Lekcje prowadzone online przez niektórych nauczycieli mających takie możliwości sprzętowe są zakłócane przez chuliganów internetowych. Dlaczego do tego dochodzi? Dlaczego dzieci narażone są na takie incydenty? Gdzie jest cyberpolicja? Gdzie prawo? Czym zajmują się ludzie, którzy powinni bronić najsłabszych?

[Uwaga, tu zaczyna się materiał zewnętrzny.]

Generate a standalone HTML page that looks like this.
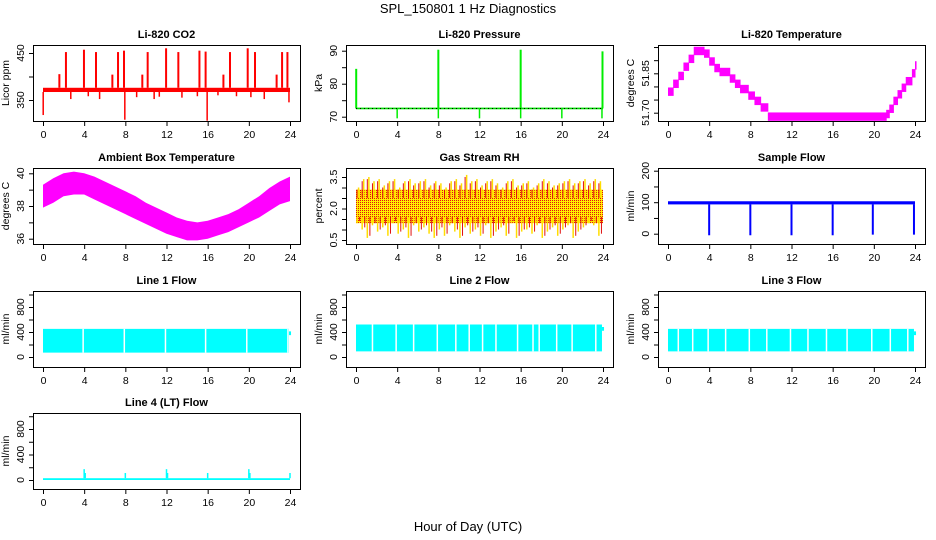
<!DOCTYPE html>
<html><head><meta charset="utf-8">
<style>
html,body{margin:0;padding:0;background:#fff;}
svg{display:block;font-family:"Liberation Sans",Arial,sans-serif;}
.tl{font-size:10.5px;fill:#000;}
.tt{font-size:11px;font-weight:bold;fill:#000;}
</style></head>
<body>
<svg id="c" width="936" height="540" viewBox="0 0 936 540">
<text x="468" y="13" text-anchor="middle" font-size="13">SPL_150801  1 Hz Diagnostics</text>
<text x="468" y="531" text-anchor="middle" font-size="13">Hour of Day (UTC)</text>
</svg>
<script>
// ---------- data ----------
const xTicks = [0,4,8,12,16,20,24];
// CO2
const co2BaseLow = 367, co2BaseHigh = 376;
const co2SpikeHours = [1.59,2.23,3.98,5.15,6.74,7.29,7.87,9.65,10.17,11.96,13.15,15.2,15.8,17.53,18.17,19.89,20.6,22.7,23.23,23.75];
const co2SpikeVals  = [405,452,457,452,404,452,455,404,452,460,452,455,453,404,452,460,452,404,452,452];
const co2DipHours = [0.02,2.7,4.4,5.5,7.95,9.1,10.8,11.3,13.5,15.0,15.95,17.0,18.8,20.2,21.5,23.9];
const co2DipVals  = [318,352,358,352,308,356,352,357,355,358,306,360,358,356,352,345];
// Pressure
const presBase = 72.5;
const presSpikeHours = [0.02,8.0,16.0,23.95];
const presSpikeVals = [84.5,90.3,90.3,89.8];
const presDipHours = [4.0,8.0,12.0,16.0,20.0,23.9];
const presDipVals = [69.5,69.5,69.5,69.5,69.5,69.5];
// Li-820 temperature (step)
const ltHours = [0,0.5,1.0,1.5,2.0,2.5,3.5,4.0,4.5,5.0,6.0,6.5,7.0,7.8,8.4,9.0,9.7,21.2,21.5,21.9,22.3,22.7,23.1,23.7,24.0];
const ltVals  = [51.78,51.81,51.84,51.875,51.905,51.935,51.925,51.895,51.87,51.855,51.83,51.81,51.79,51.765,51.745,51.72,51.685,51.695,51.715,51.745,51.77,51.795,51.82,51.85,51.88];
// Ambient temperature envelope (hourly)
const ambHours = [0,1,2,3,4,5,6,7,8,9,10,11,12,13,14,15,16,17,18,19,20,21,22,23,24];
const ambLow  = [37.9,38.2,38.6,38.7,38.7,38.4,38.1,37.8,37.5,37.2,36.9,36.6,36.3,36.1,35.9,35.9,36.0,36.2,36.4,36.7,37.0,37.3,37.7,38.1,38.3];
const ambHigh = [39.3,39.7,40.0,40.1,40.0,39.8,39.5,39.2,38.9,38.6,38.2,37.9,37.6,37.3,37.1,37.0,37.1,37.3,37.5,37.8,38.2,38.6,39.1,39.5,39.8];
// Gas stream RH (half-hour max / min)
const rhMax = [3.0,3.4,3.5,3.3,3.4,3.1,3.3,3.4,3.0,3.3,3.4,3.2,3.3,3.4,3.1,3.3,3.2,3.0,3.3,3.4,3.2,3.6,3.3,3.4,3.1,3.3,3.4,3.2,3.0,3.3,3.4,3.1,3.2,3.3,3.0,3.2,3.4,3.3,3.1,3.2,3.3,3.4,3.2,3.3,3.4,3.2,3.4,3.3];
const rhMin = [1.3,1.0,0.6,1.2,0.9,1.1,0.7,1.3,0.8,1.0,0.6,1.2,0.9,1.1,0.8,0.6,1.0,0.7,1.2,0.9,0.6,1.1,0.8,1.0,0.7,1.2,0.6,0.9,1.1,0.7,1.3,0.6,0.9,1.0,0.8,1.2,0.6,0.9,1.1,0.7,1.0,1.2,0.6,0.9,1.1,1.3,1.2,0.7];
// Sample flow
const sfLow = 93, sfHigh = 103;
const sfDipHours = [4.0,8.0,12.0,16.0,19.9,23.9];
const sfDipVals = [-5,-5,-5,-5,-3,-3];
// Line flows
const l1Low = 70, l1High = 450;
const l1GapHours = [3.9,7.9,11.9,15.8,19.8,23.8];
const l2Low = 90, l2High = 520;
const l2GapHours = [1.6,3.9,5.6,7.9,9.7,11.0,12.3,13.6,15.7,17.2,17.8,19.5,21.0,23.3];
const l3Low = 90, l3High = 450;
const l3GapHours = [1.0,2.4,3.9,5.6,7.9,9.6,11.9,13.6,15.4,17.4,19.8,21.6,23.3];
const l4Low = 0, l4High = 28;
const l4SpikeHours = [4.0,4.1,8.0,12.0,12.1,16.0,20.0,20.1,24.0];
const l4SpikeVals = [170,110,110,170,110,110,170,110,110];

// ---------- layout ----------
const NS = "http://www.w3.org/2000/svg";
const svg = document.getElementById('c');
const colX = [33,346,658], rowY = [45,168,291,413], BW = 267, BH = 76;
function mk(tag, attrs, parent){
  const e = document.createElementNS(NS, tag);
  for (const k in attrs) e.setAttribute(k, attrs[k]);
  (parent||svg).appendChild(e);
  return e;
}
function panel(col,row,title,ylab,yRef,ticks,labels,fmt,name){
  const g = mk('g',{});
  
  
  const x0 = colX[col], y0 = rowY[row];
  const xs = t => x0 + 10 + t*247/24;
  const k = (yRef[3]-yRef[1])/(yRef[2]-yRef[0]);
  const ys = v => y0 + yRef[1] + (v - yRef[0])*k;
  const plot = mk('g',{'clip-path':'url(#clip'+col+row+')'},g);
  
  
  const cp = mk('clipPath',{id:'clip'+col+row},g);
  mk('rect',{x:x0,y:y0,width:BW,height:BH},cp);
  const box = mk('rect',{x:x0+0.5,y:y0+0.5,width:BW,height:BH,fill:'none',stroke:'#000','stroke-width':1},g);
  
  
  const tt = mk('text',{x:x0+BW/2,y:y0-7,'text-anchor':'middle',class:'tt'},g);
  tt.textContent = title;
  
  
  mk('line',{x1:xs(0),x2:xs(24),y1:y0+BH+0.5,y2:y0+BH+0.5,stroke:'#000'},g);
  xTicks.forEach(t=>{
    mk('line',{x1:xs(t)+0.5,x2:xs(t)+0.5,y1:y0+BH,y2:y0+BH+5,stroke:'#000'},g);
    const l = mk('text',{x:xs(t)+0.5,y:y0+BH+17,'text-anchor':'middle',class:'tl'},g);
    l.textContent = t;
    
    
  });
  ticks.forEach(v=>{
    mk('line',{x1:x0-4,x2:x0,y1:ys(v)+0.5,y2:ys(v)+0.5,stroke:'#000'},g);
  });
  mk('line',{x1:x0+0.5,x2:x0+0.5,y1:ys(ticks[0]),y2:ys(ticks[ticks.length-1]),stroke:'#000'},g);
  labels.forEach(v=>{
    const yy = ys(v), xx = x0-9;
    const l = mk('text',{x:xx,y:yy,'text-anchor':'middle',class:'tl',transform:'rotate(-90 '+xx+' '+yy+')'},g);
    l.textContent = fmt(v);
    
    
  });
  const yl = mk('text',{x:x0-24,y:y0+BH/2,'text-anchor':'middle',class:'tl',transform:'rotate(-90 '+(x0-24)+' '+(y0+BH/2)+')'},g);
  yl.textContent = ylab;
  
  
  return {xs,ys,plot};
}
function vline(p,t,a,b,color,w){
  mk('line',{x1:p.xs(t),x2:p.xs(t),y1:p.ys(a),y2:p.ys(b),stroke:color,'stroke-width':w||1.5},p.plot);
}
function band(p,t0,t1,lo,hi,color){
  const y1 = p.ys(hi), y2 = p.ys(lo);
  mk('rect',{x:p.xs(t0),y:Math.min(y1,y2),width:p.xs(t1)-p.xs(t0),height:Math.abs(y2-y1),fill:color},p.plot);
}
const defs = mk('defs',{});
const pat = mk('pattern',{id:'rhdots',width:2,height:2,patternUnits:'userSpaceOnUse'},defs);
mk('rect',{x:0,y:0,width:1,height:1,fill:'#e01010'},pat);

let p = panel(0,0,'Li-820 CO2','Licor ppm',[450,8,350,55],[350,400,450],[350,450],v=>v,'co2');
band(p,0,24,co2BaseLow,co2BaseHigh,'#ff0000');
co2SpikeHours.forEach((t,i)=>vline(p,t,co2BaseHigh,co2SpikeVals[i],'#ff0000',2));
co2DipHours.forEach((t,i)=>vline(p,t,co2BaseLow,co2DipVals[i],'#ff0000',1.5));

p = panel(1,0,'Li-820 Pressure','kPa',[90,5.7,70,71.7],[70,75,80,85,90],[70,80,90],v=>v,'pressure');
band(p,0,24,presBase-0.25,presBase+0.25,'#00dd00');
presSpikeHours.forEach((t,i)=>vline(p,t,presBase,presSpikeVals[i],'#00ee00',2));
presDipHours.forEach((t,i)=>vline(p,t,presBase,presDipVals[i],'#00ee00',1.5));
mk('line',{x1:p.xs(0),x2:p.xs(24),y1:p.ys(presBase),y2:p.ys(presBase),stroke:'#000','stroke-dasharray':'1,3','stroke-width':1},p.plot);

p = panel(2,0,'Li-820 Temperature','degrees C',[51.85,28.3,51.70,67.7],[51.70,51.75,51.80,51.85,51.90,51.95],[51.70,51.85],v=>v.toFixed(2),'li820-temp');
for(let i=0;i<ltHours.length;i++){
  const t0 = ltHours[i], t1 = i<ltHours.length-1 ? ltHours[i+1]+0.05 : ltHours[i]+0.15;
  band(p,t0,t1,ltVals[i]-0.016,ltVals[i]+0.016,'#ff00ff');
}

p = panel(0,1,'Ambient Box Temperature','degrees C',[40,5.3,36,70.7],[36,37,38,39,40],[36,38,40],v=>v,'ambient-temp');
let pts = ambHours.map((t,i)=>p.xs(t)+','+p.ys(ambHigh[i])).concat(ambHours.slice().reverse().map((t,j)=>{const i=ambHours.length-1-j;return p.xs(t)+','+p.ys(ambLow[i]);}));
mk('polygon',{points:pts.join(' '),fill:'#ff00ff'},p.plot);

p = panel(1,1,'Gas Stream RH','percent',[3.5,9,0.5,72],[0.5,1.0,1.5,2.0,2.5,3.0,3.5],[0.5,2.0,3.5],v=>v.toFixed(1),'gas-stream-rh');
band(p,0,24,1.3,2.9,'#ffee00');
band(p,0,24,1.3,2.9,'url(#rhdots)');
rhMax.forEach((v,i)=>{vline(p,i*0.5+0.25,2.5,v,'#ffdd00',1.5); vline(p,i*0.5+0.1,2.5,v-0.1,'#e01010',1);});
rhMin.forEach((v,i)=>{vline(p,i*0.5+0.1,1.6,v,'#ffdd00',1.5); vline(p,i*0.5+0.35,1.6,v+0.1,'#e01010',1);});

p = panel(2,1,'Sample Flow','ml/min',[200,2.7,0,65.7],[0,50,100,150,200],[0,100,200],v=>v,'sample-flow');
band(p,0,24,sfLow,sfHigh,'#0000ff');
sfDipHours.forEach((t,i)=>vline(p,t,sfLow,sfDipVals[i],'#0000ff',2));

const flowTicks=[0,200,400,600,800,1000], flowLabels=[0,400,800];
function flowPanel(col,row,title,name,lo,hi,gaps){
  const q = panel(col,row,title,'ml/min',[800,16,0,66],flowTicks,flowLabels,v=>v,name);
  band(q,0,23.9,lo,hi,'#00ffff');
  gaps.forEach(t=>vline(q,t,lo,hi,'#ffffff',1.5));
  band(q,23.9,24.1,hi-100,hi-40,'#00ffff');
  return q;
}
flowPanel(0,2,'Line 1 Flow','line1-flow',l1Low,l1High,l1GapHours);
flowPanel(1,2,'Line 2 Flow','line2-flow',l2Low,l2High,l2GapHours);
flowPanel(2,2,'Line 3 Flow','line3-flow',l3Low,l3High,l3GapHours);
p = panel(0,3,'Line 4 (LT) Flow','ml/min',[800,16,0,67],flowTicks,flowLabels,v=>v,'line4-flow');
band(p,0,24,l4Low,l4High,'#00ffff');
l4SpikeHours.forEach((t,i)=>vline(p,t,l4High,l4SpikeVals[i],'#00ffff',1.5));
</script>
</body></html>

Jak mamy wpuścić nasze dzieci w świat Internetu, jeżeli bezkarnie szykanuje się tam nauczycieli? Jak nauczyć szacunku do człowieka, gdy widzi bezkarność ataków słownych i uniemożliwianie prowadzenia zajęć?
Szkoła potrzebna od zaraz
Gdyby szkoły nie były potrzebne to by ich nie było. Gdyby rodzice byli w stanie sami nauczyć dzieci, to mielibyśmy domowe nauczanie wszędzie. A tak do tej pory nie było. Domowe szkoły były wyjątkami. Dziś są powszechne. A rodzice, po prostu, nie dają już rady. Mnożą się internetowe skargi matek i ojców bo już nie mogą siedzieć cicho.
Rodzice chcą dla dzieci dobrze. Chcą by zdobyły rzetelną wiedzę, ale nie zawsze potrafią pomóc. Co może zrobić nauczyciel? Jak pomóc na odległość? Starają się jak mogą. Wyszukują ciekawe filmiki, proponują nowe gry. Komputer jednak nie zastąpi osoby nauczyciela. Tego jest najbardziej brak dzieciom. Mama nie wytłumaczy tak jak Pani, dom to nie szkoła, inna atmosfera, inne nastawienie do nauki.
Czy to wszystka ma sens? Jaki z tego pożytek? Oprócz czasu zajętego rodzicom i dzieciom. Czy nie będzie to czas stracony?